Search the records below for the word "this". Pull out each line that has it.

***** GIVEN ENTRIES

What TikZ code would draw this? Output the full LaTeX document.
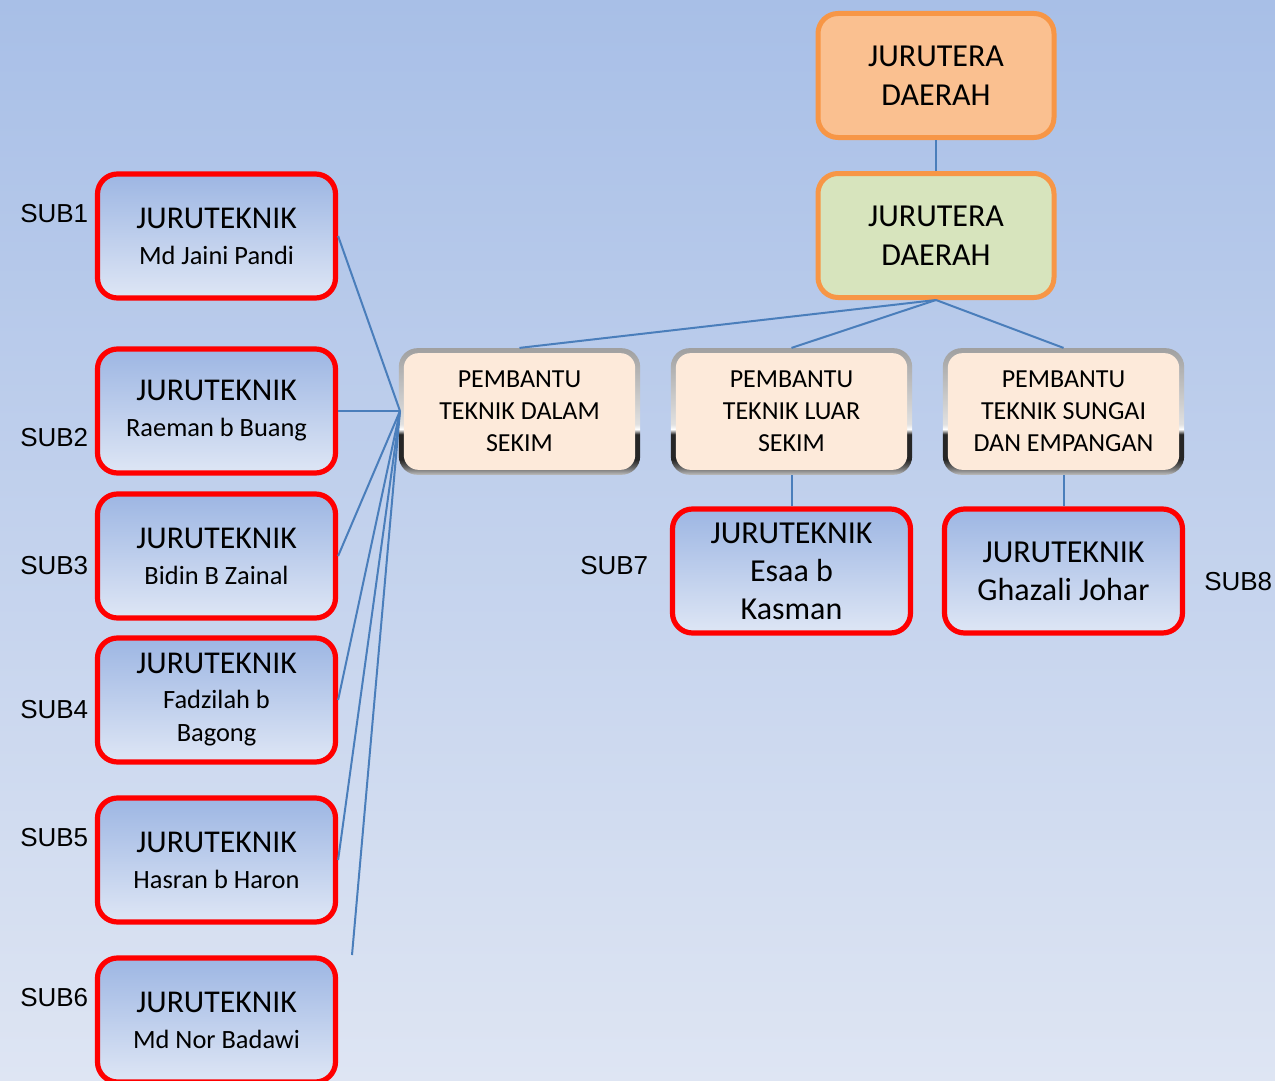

**********
***** GIVEN ENTRIES

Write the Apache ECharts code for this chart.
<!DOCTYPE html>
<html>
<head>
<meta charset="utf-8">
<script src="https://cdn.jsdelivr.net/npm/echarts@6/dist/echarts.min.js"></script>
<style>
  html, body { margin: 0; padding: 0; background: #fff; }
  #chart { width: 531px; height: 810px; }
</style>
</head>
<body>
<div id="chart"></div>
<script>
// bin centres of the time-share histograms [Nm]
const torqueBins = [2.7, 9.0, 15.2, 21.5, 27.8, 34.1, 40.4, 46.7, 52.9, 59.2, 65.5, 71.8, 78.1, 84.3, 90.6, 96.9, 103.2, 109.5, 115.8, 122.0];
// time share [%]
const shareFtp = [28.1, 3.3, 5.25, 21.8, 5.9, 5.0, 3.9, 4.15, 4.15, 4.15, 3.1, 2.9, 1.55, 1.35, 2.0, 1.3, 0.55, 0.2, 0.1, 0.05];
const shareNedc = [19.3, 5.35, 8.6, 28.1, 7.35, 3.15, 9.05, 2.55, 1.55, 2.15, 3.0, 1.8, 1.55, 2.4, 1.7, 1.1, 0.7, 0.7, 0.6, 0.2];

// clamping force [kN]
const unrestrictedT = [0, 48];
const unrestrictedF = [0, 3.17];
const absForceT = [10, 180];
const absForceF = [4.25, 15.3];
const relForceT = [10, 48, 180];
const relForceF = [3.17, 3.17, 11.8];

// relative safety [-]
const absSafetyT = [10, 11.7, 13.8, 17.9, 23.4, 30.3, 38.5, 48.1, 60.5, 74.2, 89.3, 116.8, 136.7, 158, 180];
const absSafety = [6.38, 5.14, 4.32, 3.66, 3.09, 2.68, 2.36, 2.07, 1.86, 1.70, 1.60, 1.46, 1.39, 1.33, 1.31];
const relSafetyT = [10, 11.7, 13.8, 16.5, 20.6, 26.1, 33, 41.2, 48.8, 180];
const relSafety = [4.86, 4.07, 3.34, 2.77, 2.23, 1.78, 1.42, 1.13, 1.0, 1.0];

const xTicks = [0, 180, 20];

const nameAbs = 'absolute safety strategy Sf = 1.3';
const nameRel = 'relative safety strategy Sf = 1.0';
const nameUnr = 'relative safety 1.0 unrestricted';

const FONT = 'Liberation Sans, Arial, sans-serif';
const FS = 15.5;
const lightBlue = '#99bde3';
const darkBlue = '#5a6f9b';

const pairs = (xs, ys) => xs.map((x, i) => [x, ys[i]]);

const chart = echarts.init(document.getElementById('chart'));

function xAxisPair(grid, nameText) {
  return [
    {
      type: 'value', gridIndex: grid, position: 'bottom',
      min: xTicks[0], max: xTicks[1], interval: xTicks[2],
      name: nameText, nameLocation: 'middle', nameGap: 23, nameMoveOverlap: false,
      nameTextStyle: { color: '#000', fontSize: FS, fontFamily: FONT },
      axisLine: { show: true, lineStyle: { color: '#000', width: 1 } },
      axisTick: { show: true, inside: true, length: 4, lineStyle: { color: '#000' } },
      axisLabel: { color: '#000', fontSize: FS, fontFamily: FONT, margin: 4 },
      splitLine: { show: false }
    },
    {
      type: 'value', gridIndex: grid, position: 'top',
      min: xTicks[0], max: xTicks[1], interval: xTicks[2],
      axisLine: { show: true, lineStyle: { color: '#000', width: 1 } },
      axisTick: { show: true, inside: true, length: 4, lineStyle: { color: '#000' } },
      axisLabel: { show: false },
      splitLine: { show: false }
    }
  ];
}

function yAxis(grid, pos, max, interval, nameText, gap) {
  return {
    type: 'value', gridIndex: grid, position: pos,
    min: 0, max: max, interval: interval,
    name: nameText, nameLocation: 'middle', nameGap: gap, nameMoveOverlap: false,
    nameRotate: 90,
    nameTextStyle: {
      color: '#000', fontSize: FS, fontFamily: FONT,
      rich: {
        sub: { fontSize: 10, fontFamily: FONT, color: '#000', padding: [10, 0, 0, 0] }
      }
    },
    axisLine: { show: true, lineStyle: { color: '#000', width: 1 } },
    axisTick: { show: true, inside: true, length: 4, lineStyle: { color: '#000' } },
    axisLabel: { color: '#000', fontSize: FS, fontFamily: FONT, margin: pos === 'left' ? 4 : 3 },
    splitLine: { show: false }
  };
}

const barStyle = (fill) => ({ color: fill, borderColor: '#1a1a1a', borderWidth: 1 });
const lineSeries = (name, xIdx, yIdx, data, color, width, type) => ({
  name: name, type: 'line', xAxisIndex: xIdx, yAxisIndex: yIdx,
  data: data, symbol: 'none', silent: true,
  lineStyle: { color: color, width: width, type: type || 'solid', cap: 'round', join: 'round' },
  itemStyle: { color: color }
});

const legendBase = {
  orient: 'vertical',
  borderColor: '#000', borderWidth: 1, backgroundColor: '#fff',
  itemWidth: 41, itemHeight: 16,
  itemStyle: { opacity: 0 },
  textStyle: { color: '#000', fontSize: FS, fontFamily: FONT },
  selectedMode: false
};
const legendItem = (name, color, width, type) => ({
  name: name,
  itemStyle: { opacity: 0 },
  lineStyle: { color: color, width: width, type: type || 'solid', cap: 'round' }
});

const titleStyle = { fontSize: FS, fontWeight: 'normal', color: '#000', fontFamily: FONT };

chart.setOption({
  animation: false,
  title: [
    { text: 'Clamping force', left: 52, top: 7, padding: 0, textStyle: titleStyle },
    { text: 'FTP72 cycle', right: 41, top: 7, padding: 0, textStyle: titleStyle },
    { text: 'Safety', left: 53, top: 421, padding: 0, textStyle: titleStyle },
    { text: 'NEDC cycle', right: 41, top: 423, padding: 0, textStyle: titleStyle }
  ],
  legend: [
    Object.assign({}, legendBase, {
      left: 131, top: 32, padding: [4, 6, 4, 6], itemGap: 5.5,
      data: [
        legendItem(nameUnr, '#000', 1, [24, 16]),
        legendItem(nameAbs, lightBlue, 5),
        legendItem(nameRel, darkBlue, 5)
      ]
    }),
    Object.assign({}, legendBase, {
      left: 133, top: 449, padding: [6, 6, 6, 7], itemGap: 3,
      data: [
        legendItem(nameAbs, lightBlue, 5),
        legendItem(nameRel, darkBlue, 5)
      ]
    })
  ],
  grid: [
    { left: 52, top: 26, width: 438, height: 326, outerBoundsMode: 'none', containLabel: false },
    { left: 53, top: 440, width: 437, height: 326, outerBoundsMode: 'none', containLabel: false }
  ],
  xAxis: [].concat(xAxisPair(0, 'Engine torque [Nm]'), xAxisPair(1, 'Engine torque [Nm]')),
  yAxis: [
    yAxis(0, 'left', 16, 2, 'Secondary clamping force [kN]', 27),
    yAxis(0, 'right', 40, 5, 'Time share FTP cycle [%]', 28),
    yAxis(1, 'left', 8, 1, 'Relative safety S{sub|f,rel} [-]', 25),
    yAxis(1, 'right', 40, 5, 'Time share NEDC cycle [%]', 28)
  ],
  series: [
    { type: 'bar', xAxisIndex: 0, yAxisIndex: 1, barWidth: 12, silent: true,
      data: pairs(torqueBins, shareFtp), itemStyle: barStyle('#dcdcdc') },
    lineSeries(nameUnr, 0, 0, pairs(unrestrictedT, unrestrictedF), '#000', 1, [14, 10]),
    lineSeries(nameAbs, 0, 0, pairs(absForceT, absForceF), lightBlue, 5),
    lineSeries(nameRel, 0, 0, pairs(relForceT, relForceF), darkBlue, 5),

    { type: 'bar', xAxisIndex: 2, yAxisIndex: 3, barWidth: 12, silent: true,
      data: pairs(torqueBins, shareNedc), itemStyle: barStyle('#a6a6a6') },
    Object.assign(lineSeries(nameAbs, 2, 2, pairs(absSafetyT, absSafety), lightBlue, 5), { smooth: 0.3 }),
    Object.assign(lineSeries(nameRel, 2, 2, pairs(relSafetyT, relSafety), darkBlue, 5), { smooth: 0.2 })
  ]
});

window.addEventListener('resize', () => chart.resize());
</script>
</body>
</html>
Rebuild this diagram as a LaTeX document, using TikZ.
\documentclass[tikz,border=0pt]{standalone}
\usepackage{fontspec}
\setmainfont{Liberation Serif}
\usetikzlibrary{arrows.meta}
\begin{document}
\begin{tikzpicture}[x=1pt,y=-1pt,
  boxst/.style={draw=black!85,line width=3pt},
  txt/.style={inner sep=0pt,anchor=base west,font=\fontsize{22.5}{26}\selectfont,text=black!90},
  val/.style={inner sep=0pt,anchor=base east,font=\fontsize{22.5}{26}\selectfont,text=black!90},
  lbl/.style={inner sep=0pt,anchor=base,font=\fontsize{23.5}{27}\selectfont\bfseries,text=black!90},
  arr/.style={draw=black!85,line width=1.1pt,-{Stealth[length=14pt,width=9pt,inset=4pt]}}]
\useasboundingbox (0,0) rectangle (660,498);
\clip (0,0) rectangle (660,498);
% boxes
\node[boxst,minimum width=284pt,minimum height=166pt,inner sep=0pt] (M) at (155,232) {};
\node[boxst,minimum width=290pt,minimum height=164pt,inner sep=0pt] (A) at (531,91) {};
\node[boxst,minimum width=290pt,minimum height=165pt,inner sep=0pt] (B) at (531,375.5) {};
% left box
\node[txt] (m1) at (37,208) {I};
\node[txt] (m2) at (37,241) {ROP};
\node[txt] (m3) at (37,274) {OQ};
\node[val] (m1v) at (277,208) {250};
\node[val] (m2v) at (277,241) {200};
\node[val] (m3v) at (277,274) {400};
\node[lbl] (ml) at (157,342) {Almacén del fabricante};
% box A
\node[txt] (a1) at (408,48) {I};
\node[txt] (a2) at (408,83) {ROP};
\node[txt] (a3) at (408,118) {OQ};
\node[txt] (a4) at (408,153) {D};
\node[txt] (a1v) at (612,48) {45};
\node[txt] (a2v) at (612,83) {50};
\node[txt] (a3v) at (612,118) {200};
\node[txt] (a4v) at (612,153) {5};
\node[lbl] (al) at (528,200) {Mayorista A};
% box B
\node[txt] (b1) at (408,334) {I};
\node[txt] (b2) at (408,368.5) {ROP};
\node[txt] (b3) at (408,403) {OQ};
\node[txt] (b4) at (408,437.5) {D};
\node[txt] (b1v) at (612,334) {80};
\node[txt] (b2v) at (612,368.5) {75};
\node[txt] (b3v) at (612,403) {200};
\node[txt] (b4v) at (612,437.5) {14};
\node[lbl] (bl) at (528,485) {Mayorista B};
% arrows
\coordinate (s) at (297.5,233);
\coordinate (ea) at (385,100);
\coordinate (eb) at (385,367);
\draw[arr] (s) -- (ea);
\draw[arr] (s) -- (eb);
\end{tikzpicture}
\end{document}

**********
***** GIVEN ENTRIES

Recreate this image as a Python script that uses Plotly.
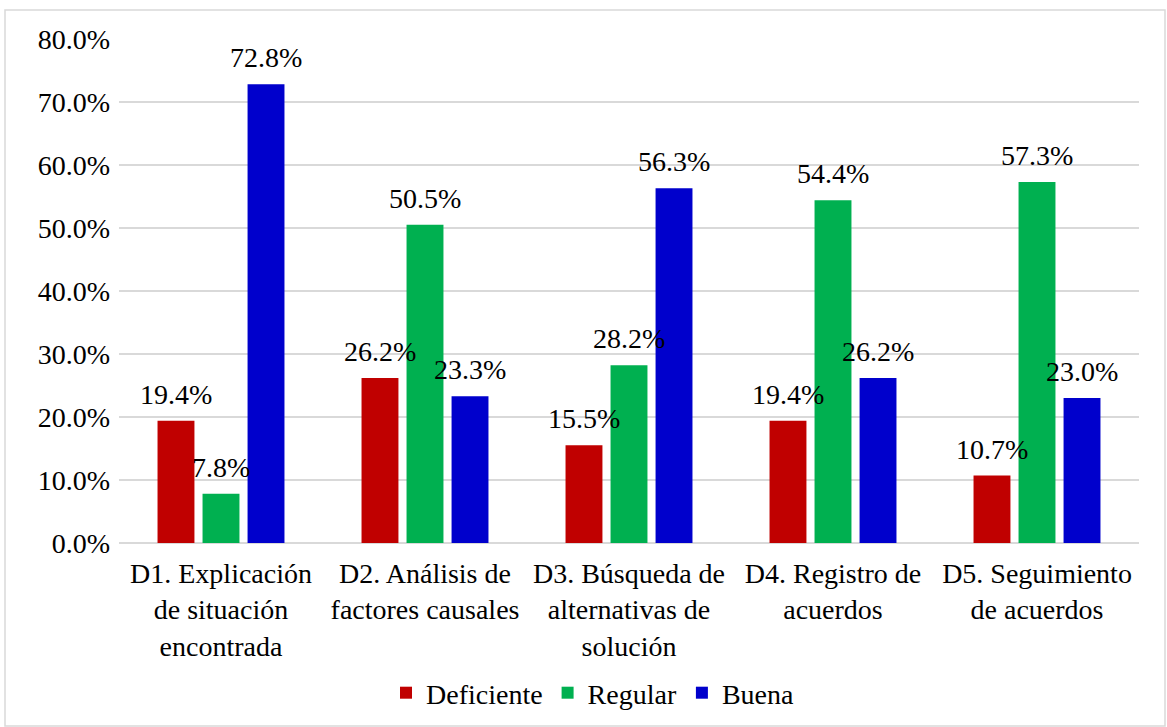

**********

◆ **RESULT OF THE TASK**:
What TikZ code would draw this? Output the full LaTeX document.
Write the Apache ECharts code for this chart.
Rebuild this diagram as a LaTeX document, using TikZ.
Recreate this image as a Python script that uses Plotly.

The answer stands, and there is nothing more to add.